- _DIRECTION_:
Reproduce the listing word for word, leaving every picture behind.

* * * * * * *

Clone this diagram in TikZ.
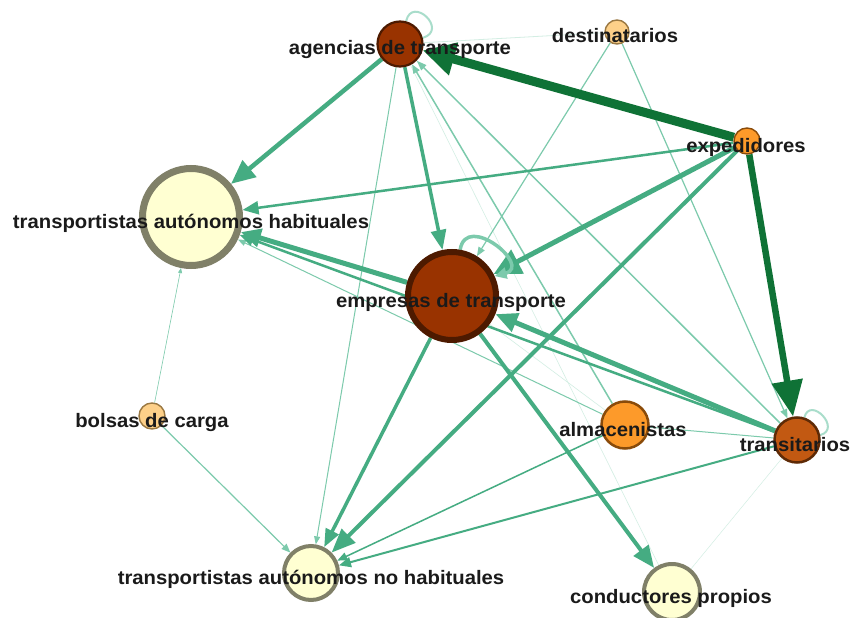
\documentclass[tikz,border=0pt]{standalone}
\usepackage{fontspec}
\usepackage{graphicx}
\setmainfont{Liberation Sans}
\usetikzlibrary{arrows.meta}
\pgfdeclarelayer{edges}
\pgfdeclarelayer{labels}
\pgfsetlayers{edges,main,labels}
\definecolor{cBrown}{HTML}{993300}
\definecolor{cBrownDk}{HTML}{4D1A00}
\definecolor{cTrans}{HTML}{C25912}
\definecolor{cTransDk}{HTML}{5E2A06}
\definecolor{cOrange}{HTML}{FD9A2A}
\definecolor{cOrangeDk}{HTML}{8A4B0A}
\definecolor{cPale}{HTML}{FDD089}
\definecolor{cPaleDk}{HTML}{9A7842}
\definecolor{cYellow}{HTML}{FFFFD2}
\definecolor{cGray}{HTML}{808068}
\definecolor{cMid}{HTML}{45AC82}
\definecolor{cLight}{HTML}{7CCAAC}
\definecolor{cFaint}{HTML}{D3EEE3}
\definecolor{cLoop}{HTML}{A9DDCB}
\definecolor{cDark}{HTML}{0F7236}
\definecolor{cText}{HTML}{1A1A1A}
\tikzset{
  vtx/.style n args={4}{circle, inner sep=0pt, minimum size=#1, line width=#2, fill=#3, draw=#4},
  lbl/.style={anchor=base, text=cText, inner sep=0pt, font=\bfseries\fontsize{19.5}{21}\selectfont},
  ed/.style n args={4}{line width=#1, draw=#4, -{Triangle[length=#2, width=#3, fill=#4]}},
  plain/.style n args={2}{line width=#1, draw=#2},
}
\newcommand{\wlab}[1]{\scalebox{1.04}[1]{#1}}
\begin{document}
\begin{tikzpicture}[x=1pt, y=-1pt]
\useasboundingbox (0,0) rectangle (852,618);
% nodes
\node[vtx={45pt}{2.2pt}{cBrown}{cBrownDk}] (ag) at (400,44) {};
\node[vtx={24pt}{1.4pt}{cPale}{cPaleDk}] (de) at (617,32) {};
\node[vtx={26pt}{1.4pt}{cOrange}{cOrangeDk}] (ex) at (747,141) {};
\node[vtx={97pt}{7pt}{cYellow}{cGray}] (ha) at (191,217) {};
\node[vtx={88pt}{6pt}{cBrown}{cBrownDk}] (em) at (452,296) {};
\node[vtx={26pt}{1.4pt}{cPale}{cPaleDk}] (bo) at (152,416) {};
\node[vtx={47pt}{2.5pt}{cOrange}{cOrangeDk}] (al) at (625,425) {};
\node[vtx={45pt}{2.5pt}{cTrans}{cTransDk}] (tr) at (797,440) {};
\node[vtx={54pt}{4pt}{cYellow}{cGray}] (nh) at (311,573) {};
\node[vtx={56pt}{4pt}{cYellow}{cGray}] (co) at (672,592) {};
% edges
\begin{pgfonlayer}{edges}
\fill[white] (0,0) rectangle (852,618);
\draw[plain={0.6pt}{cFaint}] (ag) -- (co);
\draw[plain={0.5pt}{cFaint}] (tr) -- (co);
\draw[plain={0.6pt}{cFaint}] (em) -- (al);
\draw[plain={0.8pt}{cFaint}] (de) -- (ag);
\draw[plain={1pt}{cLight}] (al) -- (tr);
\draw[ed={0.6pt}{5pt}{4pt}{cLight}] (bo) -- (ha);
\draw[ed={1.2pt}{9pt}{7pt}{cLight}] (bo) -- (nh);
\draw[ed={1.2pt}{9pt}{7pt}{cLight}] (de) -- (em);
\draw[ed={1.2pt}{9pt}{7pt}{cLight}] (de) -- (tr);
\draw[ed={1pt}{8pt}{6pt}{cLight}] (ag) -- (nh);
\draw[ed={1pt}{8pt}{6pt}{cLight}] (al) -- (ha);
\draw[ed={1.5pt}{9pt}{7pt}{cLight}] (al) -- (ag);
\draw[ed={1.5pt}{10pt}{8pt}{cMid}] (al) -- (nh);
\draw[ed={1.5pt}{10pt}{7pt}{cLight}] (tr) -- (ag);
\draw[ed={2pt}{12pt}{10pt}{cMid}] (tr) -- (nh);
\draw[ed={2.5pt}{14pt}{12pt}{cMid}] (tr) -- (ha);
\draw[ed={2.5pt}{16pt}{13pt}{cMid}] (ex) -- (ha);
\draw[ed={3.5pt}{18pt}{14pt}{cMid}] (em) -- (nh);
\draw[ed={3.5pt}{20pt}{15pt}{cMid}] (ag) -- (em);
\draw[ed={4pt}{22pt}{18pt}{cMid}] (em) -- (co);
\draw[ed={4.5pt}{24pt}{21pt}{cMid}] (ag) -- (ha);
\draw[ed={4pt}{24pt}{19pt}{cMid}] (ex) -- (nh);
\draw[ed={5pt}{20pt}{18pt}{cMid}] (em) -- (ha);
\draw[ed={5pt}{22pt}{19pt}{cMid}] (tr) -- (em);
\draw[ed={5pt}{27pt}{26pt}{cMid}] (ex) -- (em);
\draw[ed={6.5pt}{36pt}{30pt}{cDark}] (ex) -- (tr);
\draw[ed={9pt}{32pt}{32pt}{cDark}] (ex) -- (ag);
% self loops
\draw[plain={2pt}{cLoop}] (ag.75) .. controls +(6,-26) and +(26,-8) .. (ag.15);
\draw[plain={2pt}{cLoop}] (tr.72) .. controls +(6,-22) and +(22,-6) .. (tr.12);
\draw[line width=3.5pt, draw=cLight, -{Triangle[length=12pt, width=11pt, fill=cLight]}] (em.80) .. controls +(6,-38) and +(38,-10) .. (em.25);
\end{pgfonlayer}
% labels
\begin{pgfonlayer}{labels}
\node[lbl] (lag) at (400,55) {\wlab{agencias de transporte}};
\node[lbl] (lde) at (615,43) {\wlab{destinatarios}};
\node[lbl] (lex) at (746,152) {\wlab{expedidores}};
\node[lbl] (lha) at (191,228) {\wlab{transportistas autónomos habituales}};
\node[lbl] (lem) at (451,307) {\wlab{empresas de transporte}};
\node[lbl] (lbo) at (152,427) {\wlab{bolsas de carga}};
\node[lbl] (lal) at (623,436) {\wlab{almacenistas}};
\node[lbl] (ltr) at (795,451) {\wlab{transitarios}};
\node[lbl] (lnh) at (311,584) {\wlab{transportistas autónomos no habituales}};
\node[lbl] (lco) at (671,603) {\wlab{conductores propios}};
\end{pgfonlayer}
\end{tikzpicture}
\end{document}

* * * * * * *

- _PROBLEM SOLUTION_:
Clone this diagram in TikZ.
\documentclass[tikz,border=0pt]{standalone}
\usepackage{fontspec}
\usepackage{graphicx}
\setmainfont{Liberation Sans}
\usetikzlibrary{arrows.meta}
\pgfdeclarelayer{edges}
\pgfdeclarelayer{labels}
\pgfsetlayers{edges,main,labels}
\definecolor{cBrown}{HTML}{993300}
\definecolor{cBrownDk}{HTML}{4D1A00}
\definecolor{cTrans}{HTML}{C25912}
\definecolor{cTransDk}{HTML}{5E2A06}
\definecolor{cOrange}{HTML}{FD9A2A}
\definecolor{cOrangeDk}{HTML}{8A4B0A}
\definecolor{cPale}{HTML}{FDD089}
\definecolor{cPaleDk}{HTML}{9A7842}
\definecolor{cYellow}{HTML}{FFFFD2}
\definecolor{cGray}{HTML}{808068}
\definecolor{cMid}{HTML}{45AC82}
\definecolor{cLight}{HTML}{7CCAAC}
\definecolor{cFaint}{HTML}{D3EEE3}
\definecolor{cLoop}{HTML}{A9DDCB}
\definecolor{cDark}{HTML}{0F7236}
\definecolor{cText}{HTML}{1A1A1A}
\tikzset{
  vtx/.style n args={4}{circle, inner sep=0pt, minimum size=#1, line width=#2, fill=#3, draw=#4},
  lbl/.style={anchor=base, text=cText, inner sep=0pt, font=\bfseries\fontsize{19.5}{21}\selectfont},
  ed/.style n args={4}{line width=#1, draw=#4, -{Triangle[length=#2, width=#3, fill=#4]}},
  plain/.style n args={2}{line width=#1, draw=#2},
}
\newcommand{\wlab}[1]{\scalebox{1.04}[1]{#1}}
\begin{document}
\begin{tikzpicture}[x=1pt, y=-1pt]
\useasboundingbox (0,0) rectangle (852,618);
% nodes
\node[vtx={45pt}{2.2pt}{cBrown}{cBrownDk}] (ag) at (400,44) {};
\node[vtx={24pt}{1.4pt}{cPale}{cPaleDk}] (de) at (617,32) {};
\node[vtx={26pt}{1.4pt}{cOrange}{cOrangeDk}] (ex) at (747,141) {};
\node[vtx={97pt}{7pt}{cYellow}{cGray}] (ha) at (191,217) {};
\node[vtx={88pt}{6pt}{cBrown}{cBrownDk}] (em) at (452,296) {};
\node[vtx={26pt}{1.4pt}{cPale}{cPaleDk}] (bo) at (152,416) {};
\node[vtx={47pt}{2.5pt}{cOrange}{cOrangeDk}] (al) at (625,425) {};
\node[vtx={45pt}{2.5pt}{cTrans}{cTransDk}] (tr) at (797,440) {};
\node[vtx={54pt}{4pt}{cYellow}{cGray}] (nh) at (311,573) {};
\node[vtx={56pt}{4pt}{cYellow}{cGray}] (co) at (672,592) {};
% edges
\begin{pgfonlayer}{edges}
\fill[white] (0,0) rectangle (852,618);
\draw[plain={0.6pt}{cFaint}] (ag) -- (co);
\draw[plain={0.5pt}{cFaint}] (tr) -- (co);
\draw[plain={0.6pt}{cFaint}] (em) -- (al);
\draw[plain={0.8pt}{cFaint}] (de) -- (ag);
\draw[plain={1pt}{cLight}] (al) -- (tr);
\draw[ed={0.6pt}{5pt}{4pt}{cLight}] (bo) -- (ha);
\draw[ed={1.2pt}{9pt}{7pt}{cLight}] (bo) -- (nh);
\draw[ed={1.2pt}{9pt}{7pt}{cLight}] (de) -- (em);
\draw[ed={1.2pt}{9pt}{7pt}{cLight}] (de) -- (tr);
\draw[ed={1pt}{8pt}{6pt}{cLight}] (ag) -- (nh);
\draw[ed={1pt}{8pt}{6pt}{cLight}] (al) -- (ha);
\draw[ed={1.5pt}{9pt}{7pt}{cLight}] (al) -- (ag);
\draw[ed={1.5pt}{10pt}{8pt}{cMid}] (al) -- (nh);
\draw[ed={1.5pt}{10pt}{7pt}{cLight}] (tr) -- (ag);
\draw[ed={2pt}{12pt}{10pt}{cMid}] (tr) -- (nh);
\draw[ed={2.5pt}{14pt}{12pt}{cMid}] (tr) -- (ha);
\draw[ed={2.5pt}{16pt}{13pt}{cMid}] (ex) -- (ha);
\draw[ed={3.5pt}{18pt}{14pt}{cMid}] (em) -- (nh);
\draw[ed={3.5pt}{20pt}{15pt}{cMid}] (ag) -- (em);
\draw[ed={4pt}{22pt}{18pt}{cMid}] (em) -- (co);
\draw[ed={4.5pt}{24pt}{21pt}{cMid}] (ag) -- (ha);
\draw[ed={4pt}{24pt}{19pt}{cMid}] (ex) -- (nh);
\draw[ed={5pt}{20pt}{18pt}{cMid}] (em) -- (ha);
\draw[ed={5pt}{22pt}{19pt}{cMid}] (tr) -- (em);
\draw[ed={5pt}{27pt}{26pt}{cMid}] (ex) -- (em);
\draw[ed={6.5pt}{36pt}{30pt}{cDark}] (ex) -- (tr);
\draw[ed={9pt}{32pt}{32pt}{cDark}] (ex) -- (ag);
% self loops
\draw[plain={2pt}{cLoop}] (ag.75) .. controls +(6,-26) and +(26,-8) .. (ag.15);
\draw[plain={2pt}{cLoop}] (tr.72) .. controls +(6,-22) and +(22,-6) .. (tr.12);
\draw[line width=3.5pt, draw=cLight, -{Triangle[length=12pt, width=11pt, fill=cLight]}] (em.80) .. controls +(6,-38) and +(38,-10) .. (em.25);
\end{pgfonlayer}
% labels
\begin{pgfonlayer}{labels}
\node[lbl] (lag) at (400,55) {\wlab{agencias de transporte}};
\node[lbl] (lde) at (615,43) {\wlab{destinatarios}};
\node[lbl] (lex) at (746,152) {\wlab{expedidores}};
\node[lbl] (lha) at (191,228) {\wlab{transportistas autónomos habituales}};
\node[lbl] (lem) at (451,307) {\wlab{empresas de transporte}};
\node[lbl] (lbo) at (152,427) {\wlab{bolsas de carga}};
\node[lbl] (lal) at (623,436) {\wlab{almacenistas}};
\node[lbl] (ltr) at (795,451) {\wlab{transitarios}};
\node[lbl] (lnh) at (311,584) {\wlab{transportistas autónomos no habituales}};
\node[lbl] (lco) at (671,603) {\wlab{conductores propios}};
\end{pgfonlayer}
\end{tikzpicture}
\end{document}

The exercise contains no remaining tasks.